Drawing on a long-term focus on the psychological aspects of learning and learning disabilities, Anne Meyer played a leading role in CAST’s design of multimedia technology for diverse learners. Dr. Meyer has also led efforts to refine and disseminate CAST’s ideas about Universal Design for Learning through writing and website development.
Anne Meyer is the lead author (with co-authors David Rose and David Gordon) of Universal Design for Learning: Theory and Practice, available from CAST Professional Publishing.
Anne Meyer has also coauthored (with David Rose) three books: A Practical Reader in Universal Design for Learning (Harvard Education Press, 2006), the seminal Teaching Every Student in the Digital Age: Universal Design for Learning (ASCD, 2002), and Learning to Read in the Computer Age (Brookline Books, 1998), as well as numerous journal articles. She is also coeditor, with David Rose and Chuck Hitchcock, of The Universally Designed Classroom: Accessible Curriculum and Digital Technologies (Harvard Education Press, 2005).
Widely recognized for her contributions in the field of technology as it relates to disabilities, Dr. Meyer has served on the Texas Task Force on Electronic Textbook Accessibility and as a national advisor to President Clinton's Educational Technology Panel.
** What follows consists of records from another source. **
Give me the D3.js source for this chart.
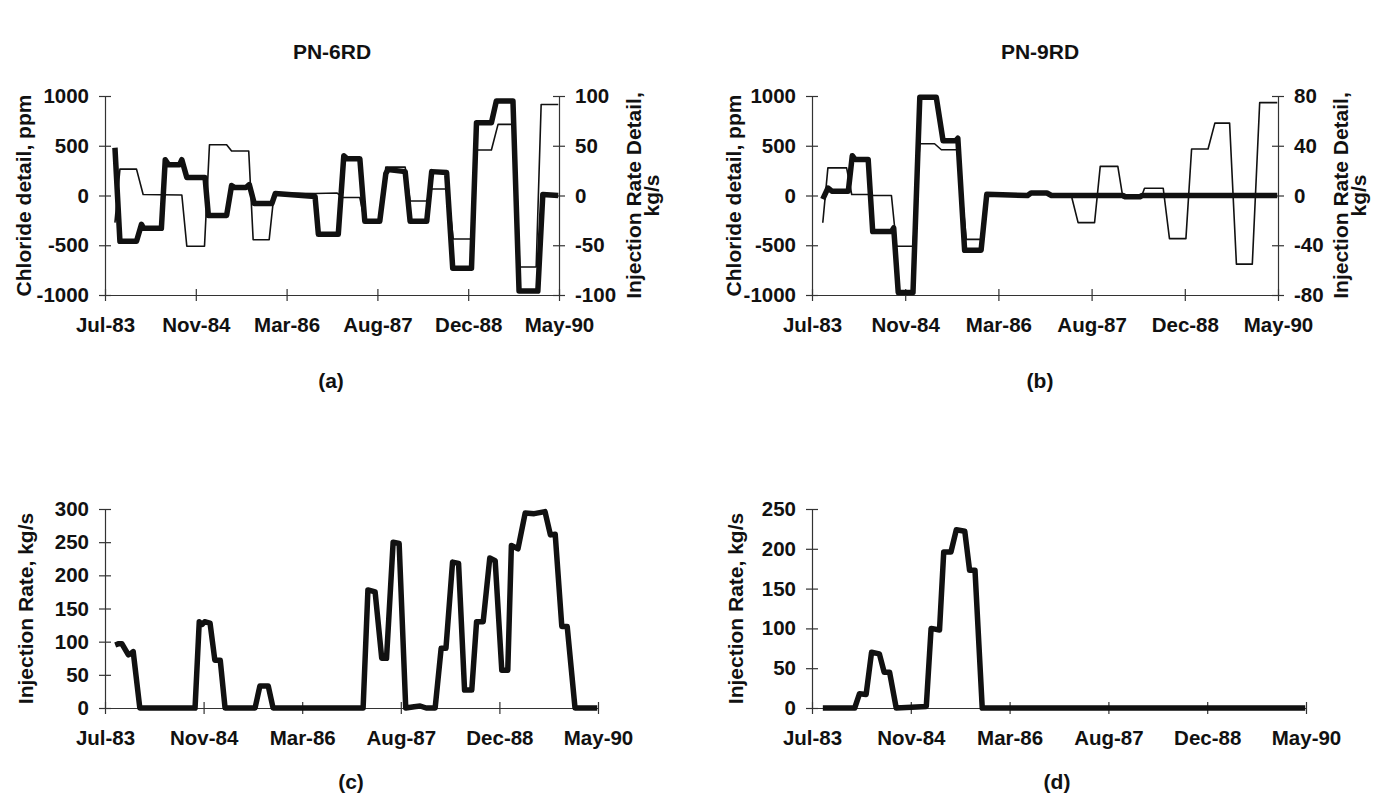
<!DOCTYPE html>
<html>
<head>
<meta charset="utf-8">
<script src="https://cdn.jsdelivr.net/npm/d3@7/dist/d3.min.js"></script>
<style>
  html, body { margin: 0; padding: 0; background: #fff; }
  svg { display: block; }
  text { font-family: "Liberation Sans", Arial, Helvetica, sans-serif; font-weight: bold; fill: #111; }
</style>
</head>
<body>
<svg id="chart" width="1383" height="799"></svg>
<script>
// ---------------- DATA (time in months after Jul-1983, value) ----------------
// x tick labels (Excel date axis: major unit 500 days from 1-Jul-1983)
const xTickLabels = ["Jul-83", "Nov-84", "Mar-86", "Aug-87", "Dec-88", "May-90"];
const xTickDays = [0, 500, 1000, 1500, 2000, 2500];

// Panel (a) PN-6RD : chloride detail (ppm, left axis) – thin line
const chlorA = [[1.8,-272],[2.7,265],[5.7,265],[6.9,10],[10.2,8],[13.9,5],[14.8,-510],[18.0,-510],[18.9,510],[22.0,510],[22.9,447],[26.0,447],[26.8,-444],[29.7,-444],[30.6,25],[38.0,20],[42.0,25],[43.0,-20],[46.1,-20],[47.0,-270],[49.7,-270],[50.8,285],[54.3,285],[55.2,-56],[58.2,-56],[59.1,66],[62.0,66],[63.0,-437],[66.3,-437],[67.2,457],[69.9,457],[71.1,715],[74.1,715],[75.0,-718],[78.0,-718],[78.9,914],[82,914]];
// Panel (a) PN-6RD : injection rate detail (kg/s, right axis) – thick line
const injDetA = [[1.8,48],[2.7,-46],[5.7,-46],[6.6,-29],[7.0,-33],[10.2,-33],[10.9,36],[11.5,31],[13.5,31],[13.9,36],[14.8,18],[18.1,18],[18.7,-20],[22.0,-20],[22.9,10],[23.5,8],[25.5,8],[26.1,11],[27.0,-8],[30.2,-8],[30.8,2],[38.0,-1],[38.6,-39],[42.2,-39],[43.2,40],[43.8,37],[46.1,37],[47.0,-26],[49.7,-26],[50.8,22],[51.2,26],[54.3,24],[55.2,-26],[58.2,-26],[59.1,24],[61.8,23],[62.9,-73],[66.3,-73],[67.2,73],[69.9,73],[70.8,95],[73.8,95],[74.9,-96],[78.3,-96],[79.2,1],[82,0]];

// Panel (b) PN-9RD : chloride detail (ppm, left axis) – thin line
const chlorB = [[1.9,-274],[2.8,278],[6.1,278],[7.0,10],[10.2,10],[10.8,0],[14.0,0],[14.9,-510],[17.8,-510],[19.0,520],[21.6,520],[22.8,460],[25.7,460],[27.2,-441],[29.8,-441],[30.8,10],[37.9,5],[38.5,27],[41.4,27],[42.2,0],[45.7,0],[46.9,-273],[49.8,-273],[50.8,293],[53.9,293],[54.8,-23],[58.0,-23],[58.6,73],[61.9,73],[63.0,-433],[65.9,-433],[66.9,467],[69.8,467],[71.0,727],[73.6,727],[74.8,-690],[77.6,-690],[78.9,933],[82,933]];
// Panel (b) PN-9RD : injection rate detail (kg/s, right axis) – thick line
const injDetB = [[1.9,-3],[2.8,6],[3.5,3.5],[6.4,3.5],[7.1,32],[7.6,29],[9.9,29],[10.7,-29],[14.0,-29],[14.4,-26],[15.2,-78],[17.8,-78],[19.0,79],[21.9,79],[23.1,44],[25.3,44],[25.7,46],[26.9,-44],[29.8,-44],[30.8,1],[38.0,0],[38.6,2],[41.4,2],[42.2,0],[54.8,0],[55.2,-1],[57.8,-1],[58.2,0],[82,0]];

// Panel (c) PN-6RD : injection rate (kg/s)
const injC = [[1.7,95],[2.3,97],[2.8,97],[3.9,80],[4.3,82],[4.7,85],[5.8,0],[15.0,0],[15.7,130],[16.2,126],[16.6,130],[17.5,128],[18.3,72],[19.2,72],[20.0,0],[25.0,0],[25.8,33],[27.2,33],[28.0,0],[43.0,0],[43.8,178],[45.0,175],[46.1,75],[46.9,75],[48.0,250],[49.0,248],[50.1,0],[51.5,2],[52.5,3],[53.5,0],[55.0,0],[56.0,90],[56.8,90],[57.9,220],[58.9,218],[59.9,27],[61.1,27],[61.9,130],[63.0,130],[64.1,226],[65.0,222],[66.1,57],[67.1,57],[67.7,245],[68.8,240],[70.0,294],[71.5,293],[73.3,296],[74.2,261],[75.0,262],[76.1,123],[77.0,123],[78.3,0],[82,0]];

// Panel (d) PN-9RD : injection rate (kg/s)
const injD = [[1.8,0],[7.1,0],[7.9,18],[9.0,17],[9.9,70],[11.2,68],[12.0,45],[12.9,45],[14.0,0],[19.0,2],[19.8,100],[21.2,98],[21.9,196],[23.1,196],[24.0,224],[25.4,222],[26.2,173],[27.1,173],[28.3,0],[82,0]];

// axis tick values
const chlorTicks = [-1000, -500, 0, 500, 1000];
const injDetTicksA = [-100, -50, 0, 50, 100];
const injDetTicksB = [-80, -40, 0, 40, 80];
const injTicksC = [0, 50, 100, 150, 200, 250, 300];
const injTicksD = [0, 50, 100, 150, 200, 250];

const titles = ["PN-6RD", "PN-9RD"];
const panelLabels = ["(a)", "(b)", "(c)", "(d)"];

// ---------------- DRAWING ----------------
const START = new Date(1983, 6, 1);
const END = d3.timeDay.offset(START, 2500);
const toDate = m => new Date(START.getTime() + m * 30.44 * 864e5);
const xTicks = xTickDays.map(d => d3.timeDay.offset(START, d));

const svg = d3.select("#chart");
const FS = 20.5;     // tick labels
const LFS = 21;      // axis titles
const axisColor = "#333";
const plain = d => String(d);

function styleAxis(g, orient) {
  g.select(".domain").attr("stroke", axisColor).attr("stroke-width", 1.2);
  g.selectAll(".tick line").attr("stroke", axisColor).attr("stroke-width", 1.2);
  if (orient === "v") g.selectAll(".tick line").attr("x1", -6).attr("x2", 6);
  else g.selectAll(".tick line").attr("y1", -6).attr("y2", 6);
  g.selectAll(".tick text").attr("font-size", FS).attr("font-family", null).attr("fill", "#111");
}

function panel(opt) {
  const x = d3.scaleTime().domain([START, END]).range([opt.x0, opt.x1]);
  const y = d3.scaleLinear().domain(opt.yDomain).range([opt.yBot, opt.yTop]);
  const g = svg.append("g");

  // x axis
  const xa = g.append("g").attr("transform", `translate(0,${opt.yBot})`)
    .call(d3.axisBottom(x).tickValues(xTicks).tickSize(6).tickSizeOuter(0).tickPadding(16)
      .tickFormat((d, i) => xTickLabels[i]));
  styleAxis(xa, "h");
  xa.selectAll(".tick text").attr("dy", "0.71em");

  // left axis
  const ya = g.append("g").attr("transform", `translate(${opt.x0},0)`)
    .call(d3.axisLeft(y).tickValues(opt.yTicks).tickFormat(plain).tickSize(6).tickSizeOuter(0).tickPadding(10));
  styleAxis(ya, "v");

  g.append("text").attr("font-size", LFS)
    .attr("transform", `translate(${opt.yLabelX},${(opt.yTop + opt.yBot) / 2}) rotate(-90)`)
    .attr("text-anchor", "middle").attr("dominant-baseline", "central").text(opt.yLabel);

  const line = (sc) => d3.line().x(d => x(toDate(d[0]))).y(d => sc(d[1]));

  if (opt.y2Domain) {
    const y2 = d3.scaleLinear().domain(opt.y2Domain).range([opt.yBot, opt.yTop]);
    const ra = g.append("g").attr("transform", `translate(${opt.x1},0)`)
      .call(d3.axisRight(y2).tickValues(opt.y2Ticks).tickFormat(plain).tickSize(6).tickSizeOuter(0).tickPadding(10));
    styleAxis(ra, "v");
    const t = g.append("text").attr("font-size", LFS)
      .attr("transform", `translate(${opt.y2LabelX},${(opt.yTop + opt.yBot) / 2}) rotate(-90)`)
      .attr("text-anchor", "middle");
    t.append("tspan").attr("x", 0).attr("dy", 0).text("Injection Rate Detail,");
    t.append("tspan").attr("x", 0).attr("dy", 18).text("kg/s");

    // thin: chloride detail
    g.append("path").datum(opt.thin).attr("fill", "none").attr("stroke", "#111")
      .attr("stroke-width", 1.6).attr("stroke-linejoin", "round").attr("d", line(y));
    // thick: injection rate detail
    g.append("path").datum(opt.thick).attr("fill", "none").attr("stroke", "#111")
      .attr("stroke-width", 5.5).attr("stroke-linejoin", "round").attr("d", line(y2));
  } else {
    g.append("path").datum(opt.thick).attr("fill", "none").attr("stroke", "#111")
      .attr("stroke-width", 5.5).attr("stroke-linejoin", "round").attr("d", line(y));
  }

  g.append("text").attr("font-size", LFS).attr("text-anchor", "middle")
    .attr("x", opt.labelX).attr("y", opt.labelY).text(opt.label);
  if (opt.title) {
    g.append("text").attr("font-size", LFS).attr("text-anchor", "middle")
      .attr("x", opt.titleX).attr("y", 59).text(opt.title);
  }
}

panel({ x0: 105, x1: 559, yTop: 96, yBot: 295, yDomain: [-1000, 1000], yTicks: chlorTicks,
  y2Domain: [-100, 100], y2Ticks: injDetTicksA, thin: chlorA, thick: injDetA,
  yLabel: "Chloride detail, ppm", yLabelX: 23, y2LabelX: 641,
  label: panelLabels[0], labelX: 331, labelY: 388, title: titles[0], titleX: 332 });

panel({ x0: 812, x1: 1278, yTop: 96, yBot: 295, yDomain: [-1000, 1000], yTicks: chlorTicks,
  y2Domain: [-80, 80], y2Ticks: injDetTicksB, thin: chlorB, thick: injDetB,
  yLabel: "Chloride detail, ppm", yLabelX: 733, y2LabelX: 1348,
  label: panelLabels[1], labelX: 1040, labelY: 388, title: titles[1], titleX: 1040 });

panel({ x0: 105, x1: 598, yTop: 509, yBot: 708, yDomain: [0, 300], yTicks: injTicksC,
  thick: injC, yLabel: "Injection Rate, kg/s", yLabelX: 25,
  label: panelLabels[2], labelX: 351, labelY: 789 });

panel({ x0: 812, x1: 1306, yTop: 509, yBot: 708, yDomain: [0, 250], yTicks: injTicksD,
  thick: injD, yLabel: "Injection Rate, kg/s", yLabelX: 735,
  label: panelLabels[3], labelX: 1057, labelY: 789 });
</script>
</body>
</html>
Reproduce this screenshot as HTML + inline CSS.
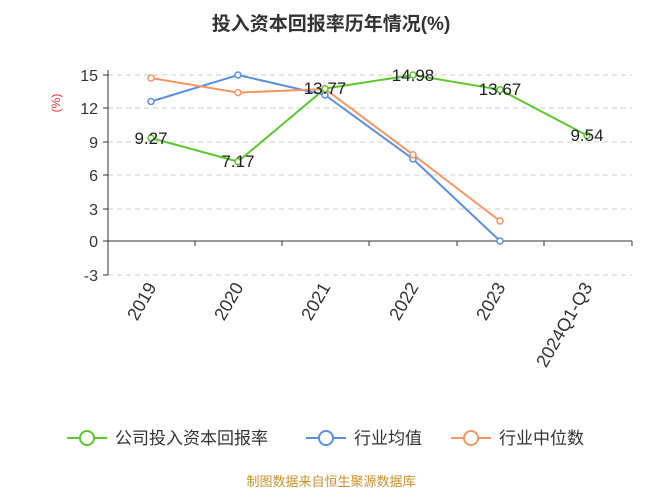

In 1995, Dr. Meyer received a Gold Medal from the National Association of Social Sciences for her work at CAST. With her CAST colleagues, she is also winner of the Computerworld/Smithsonian Innovation Award for the early literacy software program WiggleWorks.
Dr. Meyer completed her undergraduate work at Radcliffe College and received her master's and doctoral degrees from the Harvard Graduate School of Education, and completed training for licensure in clinical psychology. Currently she is studying piano, painting, and Buddhism.